Жесткий натурализм добавит и разбавит экспрессия, яркость юношеского переживания мира, сцены природы, звездного неба, первой любви, как в «Альпийской балладе» (1964) В. Быкова, «Звездопаде», «Пастухе и пастушке» В. Астафьева. Сама близость смерти обострит восприятие бытия, все, что казалось привычным в мирной жизни, на войне приобретет особую пронзительность. Здесь любовь, верность, дружество измеряются судьбой: «Смерть и жизнь - на фронте это всегда рядом» [Бакланов, 1989, с. 294]. Лейтенант Ермаков (подчеркнутая аналогия с образом Ермака) из «Батальонов. » оценит подлинное чувство медсестры Шурочки, когда чудом выйдет один из окружения, как с того света вернется, оставив смерти весь батальон. Мишка из «Звездопада» от Лиды откажется, ибо не хочет видеть ее вдовой. Любовь на войне чаще оборачивается внутренним надрывом, трагедией, так встреча с Люсей ослабит душу Бориса, память о любви сделает невозможным участие в войне: «До конца не понятая, до конца не увиденная женщина больной тоской остановилась в нем, и тоска эта красной корью испекла его душу» [Астафьев, 1997, с. 135].
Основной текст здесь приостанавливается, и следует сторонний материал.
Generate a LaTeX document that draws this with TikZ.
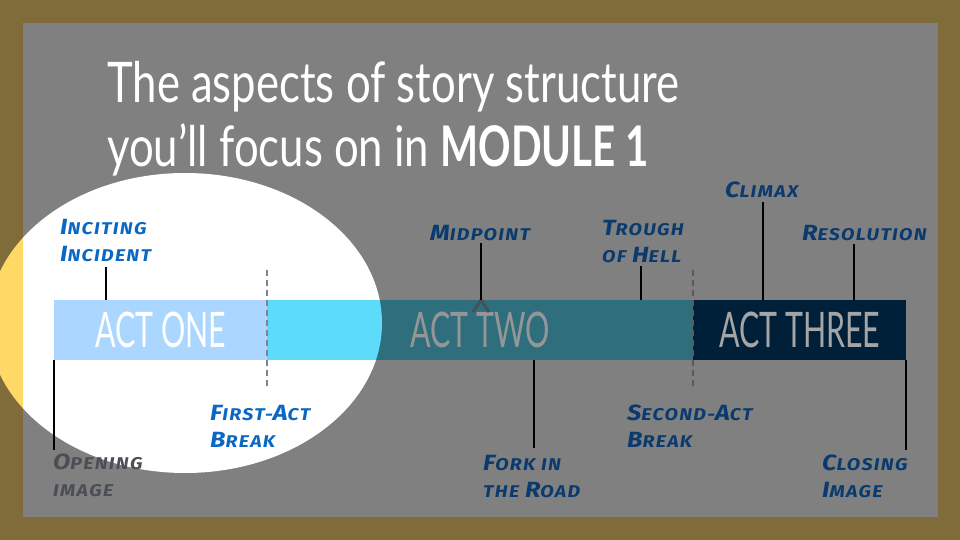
\documentclass[tikz,border=0pt]{standalone}
\usepackage{fontspec}
\usetikzlibrary{calc}
\newfontfamily\titlefont[FakeStretch=0.78, BoldFeatures={FakeStretch=0.72}]{Lato}
\newfontfamily\actfont[FakeStretch=0.62]{Lato}
\newfontfamily\handfont[LetterSpace=8, FakeStretch=1.15]{Fira Sans}
\definecolor{framebrown}{RGB}{128,108,58}
\definecolor{bggray}{RGB}{128,128,128}
\definecolor{spotyellow}{RGB}{255,217,102}
\definecolor{actone}{RGB}{171,214,255}
\definecolor{cyanbright}{RGB}{93,219,250}
\definecolor{acttwo}{RGB}{46,110,125}
\definecolor{actthree}{RGB}{0,32,58}
\definecolor{blueA}{RGB}{10,104,196}
\definecolor{blueB}{RGB}{10,58,110}
\definecolor{greyLbl}{RGB}{75,78,85}
\definecolor{caretc}{RGB}{70,82,90}
\newcommand\BL[1]{{\fontsize{22}{22}\selectfont #1}}
\begin{document}
\begin{tikzpicture}[x=1pt,y=-1pt,
  barbox/.style={inner sep=0pt, minimum height=60pt, anchor=north west, font=\actfont\fontsize{49}{49}\selectfont},
  lbl/.style={anchor=base west, align=left, inner sep=0pt, font=\handfont\bfseries\itshape\fontsize{17}{27}\selectfont},
  tick/.style={draw=black, line width=2pt},
  dashA/.style={draw={rgb,255:red,130;green,130;blue,140}, line width=2pt, dash pattern=on 6pt off 4pt},
  dashB/.style={draw={rgb,255:red,90;green,90;blue,90}, line width=2pt, dash pattern=on 6pt off 4pt}]
\useasboundingbox (0,0) rectangle (960,540);
\fill[framebrown] (0,0) rectangle (960,540);
\fill[spotyellow] (185,323) ellipse [x radius=197pt, y radius=150pt];
\fill[bggray] (23,23) rectangle (938,517);
\begin{scope}
\clip (23,23) rectangle (938,517);
\fill[white] (185,323) ellipse [x radius=197pt, y radius=150pt];
\end{scope}
% title
\node[anchor=base west, align=left, inner sep=0pt, text=white, font=\titlefont\fontsize{56}{64}\selectfont] (title) at (107,167)
  {The aspects of story structure\\you’ll focus on in \textbf{MODULE 1}};
% bar
\node[barbox, fill=actone, minimum width=213pt, text=white] (act1) at (54,300) {ACT ONE};
\node[barbox, fill=acttwo, minimum width=426pt, text={rgb,255:red,150;green,150;blue,150}] (act2) at (267,300) {ACT TWO};
\begin{scope}
\clip (185,323) ellipse [x radius=197pt, y radius=150pt];
\fill[cyanbright] (act2.north west) rectangle (act2.south east);
\end{scope}
\node[barbox, fill=actthree, minimum width=213pt, text={rgb,255:red,165;green,165;blue,165}] (act3) at (693,300) {ACT THREE};
% act breaks
\coordinate (fabT) at (267,270); \coordinate (fabB) at (267,388);
\draw[dashA] (fabT) -- (fabB);
\coordinate (sabT) at (693,270); \coordinate (sabB) at (693,388);
\draw[dashB] (sabT) -- (sabB);
% midpoint caret
\coordinate (midtip) at (481,300);
\draw[draw=caretc, line width=3pt] ($(midtip)+(-8,12)$) -- (midtip) -- ($(midtip)+(8,12)$);
% labels
\node[lbl, text=blueA] (inc) at (60,261) {\BL{I}NCITING\\\BL{I}NCIDENT};
\coordinate (incT) at (106,267);
\draw[tick] (incT) -- (incT |- act1.north);
\node[lbl, text=blueA] (fab) at (210,447) {\BL{F}IRST-\BL{A}CT\\\BL{B}REAK};
\node[lbl, text=greyLbl] (open) at (53,496) {\BL{O}PENING\\IMAGE};
\coordinate (openB) at (54,450);
\draw[tick] (act1.south west) -- (openB);
\node[lbl, text=blueB] (mid) at (430,240) {\BL{M}IDPOINT};
\coordinate (midT) at (481,243);
\draw[tick] (midT) -- (midtip);
\node[lbl, text=blueB] (trough) at (602,262) {\BL{T}ROUGH\\OF \BL{H}ELL};
\coordinate (trT) at (641,266);
\draw[tick] (trT) -- (trT |- act2.north);
\node[lbl, text=blueB] (fork) at (483,497) {\BL{F}ORK IN\\THE \BL{R}OAD};
\coordinate (forkB) at (534,448);
\draw[tick] (forkB |- act2.south) -- (forkB);
\node[lbl, text=blueB] (sab) at (627,447) {\BL{S}ECOND-\BL{A}CT\\\BL{B}REAK};
\node[lbl, text=blueB] (climax) at (725,197) {\BL{C}LIMAX};
\coordinate (clT) at (763,202);
\draw[tick] (clT) -- (clT |- act3.north);
\node[lbl, text=blueB] (res) at (802,240) {\BL{R}ESOLUTION};
\coordinate (resT) at (854,244);
\draw[tick] (resT) -- (resT |- act3.north);
\node[lbl, text=blueB] (close) at (822,497) {\BL{C}LOSING\\\BL{I}MAGE};
\coordinate (closeB) at (906,450);
\draw[tick] (closeB |- act3.south) -- (closeB);
\end{tikzpicture}
\end{document}
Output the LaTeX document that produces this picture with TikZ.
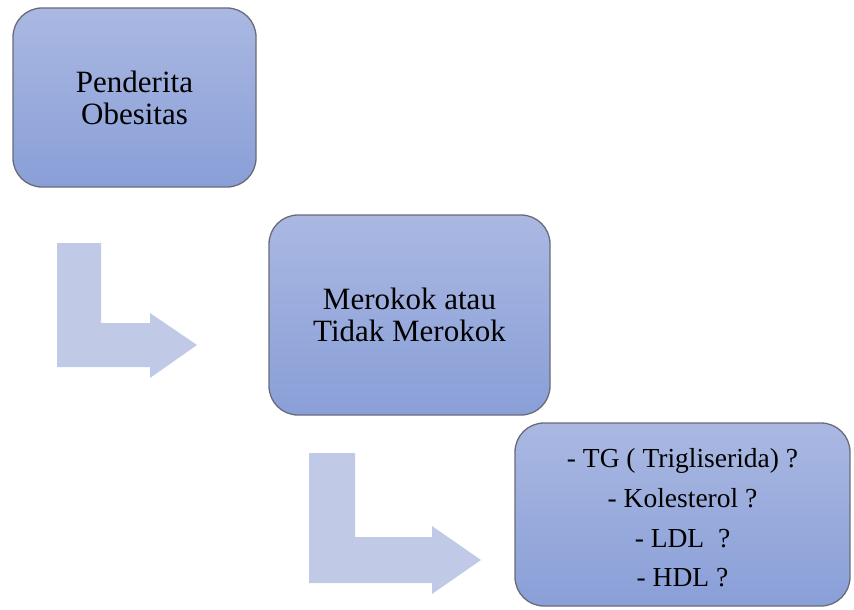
\documentclass[tikz,border=0pt]{standalone}
\usepackage{fontspec}
\setmainfont{Liberation Serif}
\definecolor{boxtop}{RGB}{170,184,226}
\definecolor{boxbot}{RGB}{137,159,215}
\definecolor{boxline}{RGB}{105,108,120}
\definecolor{arrowfill}{RGB}{192,202,230}
\tikzset{
  box/.style={draw=boxline, line width=1.3pt, rounded corners=29pt,
    top color=boxtop, bottom color=boxbot, inner sep=0pt, align=center,
    font=\fontsize{31}{32}\selectfont},
  smalltext/.style={align=center, inner sep=0pt, font=\fontsize{27.5}{39.7}\selectfont},
  bentarrow/.style={fill=arrowfill, draw=none}
}
\begin{document}
\begin{tikzpicture}[x=1pt,y=-1pt]
\useasboundingbox (0,0) rectangle (854,610);
% boxes
\node[box, minimum width=243pt, minimum height=179pt] (b1) at (134.5,97.5) {Penderita\\Obesitas};
\node[box, minimum width=281pt, minimum height=200pt] (b2) at (409.5,315) {Merokok atau\\Tidak Merokok};
\node[box, minimum width=335pt, minimum height=183pt] (b3) at (682.5,514.5) {};
\node[smalltext] (t3) at ([yshift=-3.5pt]b3.center) {- TG ( Trigliserida) ?\\- Kolesterol ?\\- LDL \ ?\\- HDL ?};
% bent arrows
\path[bentarrow] (57,243) -- (101,243) -- (101,323) -- (150,323) -- (150,313)
  -- (197,345) -- (150,378) -- (150,367) -- (57,367) -- cycle;
\path[bentarrow] (309,453) -- (355,453) -- (355,537) -- (432,537) -- (432,526)
  -- (481,560) -- (432,594) -- (432,583) -- (309,583) -- cycle;
\end{tikzpicture}
\end{document}
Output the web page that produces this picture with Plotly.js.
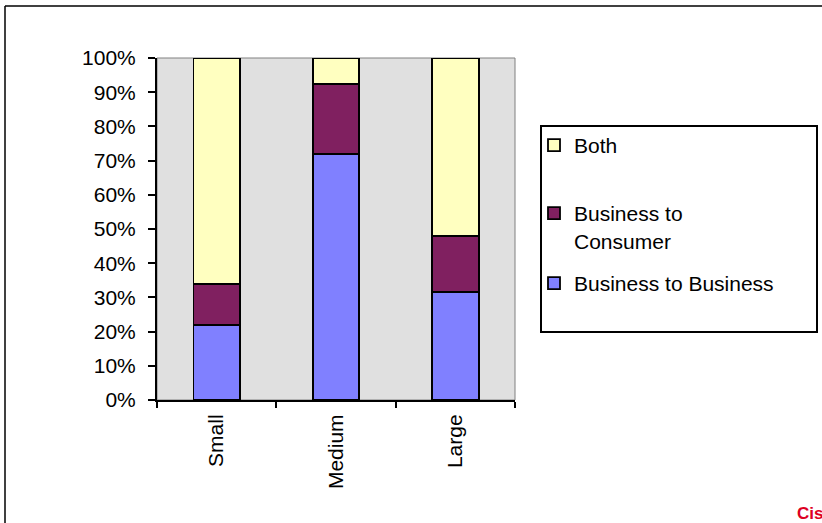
<!DOCTYPE html>
<html>
<head>
<meta charset="utf-8">
<script src="https://cdn.plot.ly/plotly-3.0.1.min.js"></script>
<style>html,body{margin:0;padding:0;background:#fff;}#chart{width:822px;height:523px;}</style>
</head>
<body>
<div id="chart"></div>
<script>
const categories = ['Small', 'Medium', 'Large'];
const businessToBusiness = [22, 72, 31.6];
const businessToConsumer = [12, 20.5, 16.4];
const both = [66, 7.5, 52];
const seriesNames = ['Business to Business', 'Business to<br>Consumer', 'Both'];
const yTickVals = [0, 10, 20, 30, 40, 50, 60, 70, 80, 90, 100];
const yTickLabels = ['0%', '10%', '20%', '30%', '40%', '50%', '60%', '70%', '80%', '90%', '100%'];

const FONT = 'Arial, "Liberation Sans", sans-serif';
const FS = 21;
const outline = {color: '#000', width: 1.8};

const traces = [
  {type: 'bar', x: categories, y: businessToBusiness, name: seriesNames[0],
   marker: {color: '#8080ff', line: outline}, legend: 'legend3', hoverinfo: 'skip'},
  {type: 'bar', x: categories, y: businessToConsumer, name: seriesNames[1],
   marker: {color: '#802060', line: outline}, legend: 'legend2', hoverinfo: 'skip'},
  {type: 'bar', x: categories, y: both, name: seriesNames[2],
   marker: {color: '#ffffc0', line: outline}, legend: 'legend', hoverinfo: 'skip'}
];

// pixel helpers for paper coords (plot area: x 157..515, y 58..400)
const px = v => (v - 157) / 358;
const py = v => (400 - v) / 342;

const legendBase = {
  bgcolor: 'rgba(0,0,0,0)', borderwidth: 0,
  font: {family: FONT, size: FS, color: '#000'},
  xanchor: 'left', yanchor: 'top', valign: 'top', x: px(534)
};

const layout = {
  width: 822, height: 523,
  margin: {l: 157, r: 307, t: 58, b: 123, pad: 0},
  paper_bgcolor: '#ffffff',
  plot_bgcolor: '#e0e0e0',
  barmode: 'stack',
  bargap: 0.61,
  font: {family: FONT, size: FS, color: '#000'},
  showlegend: true,
  legend: Object.assign({}, legendBase, {y: py(125)}),
  legend2: Object.assign({}, legendBase, {y: py(193)}),
  legend3: Object.assign({}, legendBase, {y: py(263)}),
  xaxis: {
    type: 'category', showgrid: false, zeroline: false,
    showline: true, linecolor: '#000', linewidth: 2,
    ticks: 'outside', tickson: 'boundaries', ticklen: 6, tickwidth: 2, tickcolor: '#000',
    tickangle: -90, ticklabelstandoff: 4,
    tickfont: {family: FONT, size: FS, color: '#000'},
    fixedrange: true
  },
  yaxis: {
    range: [0, 100], tickmode: 'array', tickvals: yTickVals, ticktext: yTickLabels,
    showgrid: false, zeroline: false,
    showline: true, linecolor: '#000', linewidth: 2,
    ticks: 'outside', ticklen: 7, tickwidth: 2, tickcolor: '#000',
    ticklabelstandoff: 8,
    tickfont: {family: FONT, size: FS, color: '#000'},
    fixedrange: true
  },
  shapes: [
    {type: 'rect', xref: 'paper', yref: 'paper', x0: 0, x1: 1, y0: 0, y1: 1,
     line: {color: '#808080', width: 1}, layer: 'below'},
    {type: 'rect', xref: 'paper', yref: 'paper', x0: px(541), x1: px(817), y0: py(332), y1: py(126),
     line: {color: '#000', width: 2}},
    {type: 'line', xref: 'paper', yref: 'paper', x0: px(5), x1: px(830), y0: py(6), y1: py(6),
     line: {color: '#000', width: 1.5}},
    {type: 'line', xref: 'paper', yref: 'paper', x0: px(5), x1: px(5), y0: py(6), y1: py(530),
     line: {color: '#000', width: 1.5}}
  ],
  annotations: [
    {text: '<b>Cis</b>', xref: 'paper', yref: 'paper', x: px(795), y: py(513),
     xanchor: 'left', yanchor: 'middle', showarrow: false,
     font: {family: FONT, size: 17, color: '#dd0022'}}
  ]
};

Plotly.newPlot('chart', traces, layout, {staticPlot: true, displayModeBar: false});
</script>
</body>
</html>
Как бы ни было страшно столкновение жизни и смерти, ситуация боя, главный конфликт «лейтенантской прозы» внутренний, а не внешний, конфликт любви и долга, страха и верности, справедливости и права на приказ. Война часто только фон, предельная ситуация, где человек проявляет себя. Уже в этой прозе отступает образ врага, на первый план выдвигается тема памяти о произошедшей катастрофе. Меняется и понимание русскими собственной освободительной миссии. Жертвами войны становятся все - свои и чужие солдаты, у них и окопы, страхи, военные будни
общие. Отсутствие образа врага обращает вопрос вины за происходящее не вовне, но во внутренние пределы национального бытия, миссия героев-освободителей, с которой соотнесена ортодоксальная советская литература, в «лейтенантской прозе» теряет безусловность. Проблематизация образа врага актуализирует тему вины, потерь и страданий. Военный конфликт в прозе лейтенантов - скорее конфликт между своими, как, например, между лейтенантом Ермаковым и полковником Иверзевым, отправившим батальон на верную гибель, чтобы отвлечь внимание фашистов от главного удара. Победители в этой прозе все чаще осознают себя жертвами (судьба Бориса Костяева, лейтенанта Агеева из «Карьера»), утверждаются мотивы общей вины, национальной катастрофы, которые будут только усиливаться в военной прозе рубежа ХХ-ХХ1 вв. Победа, которая казалась в 1945 г безусловной, постепенно ускользает, разрушая надежды и судьбы.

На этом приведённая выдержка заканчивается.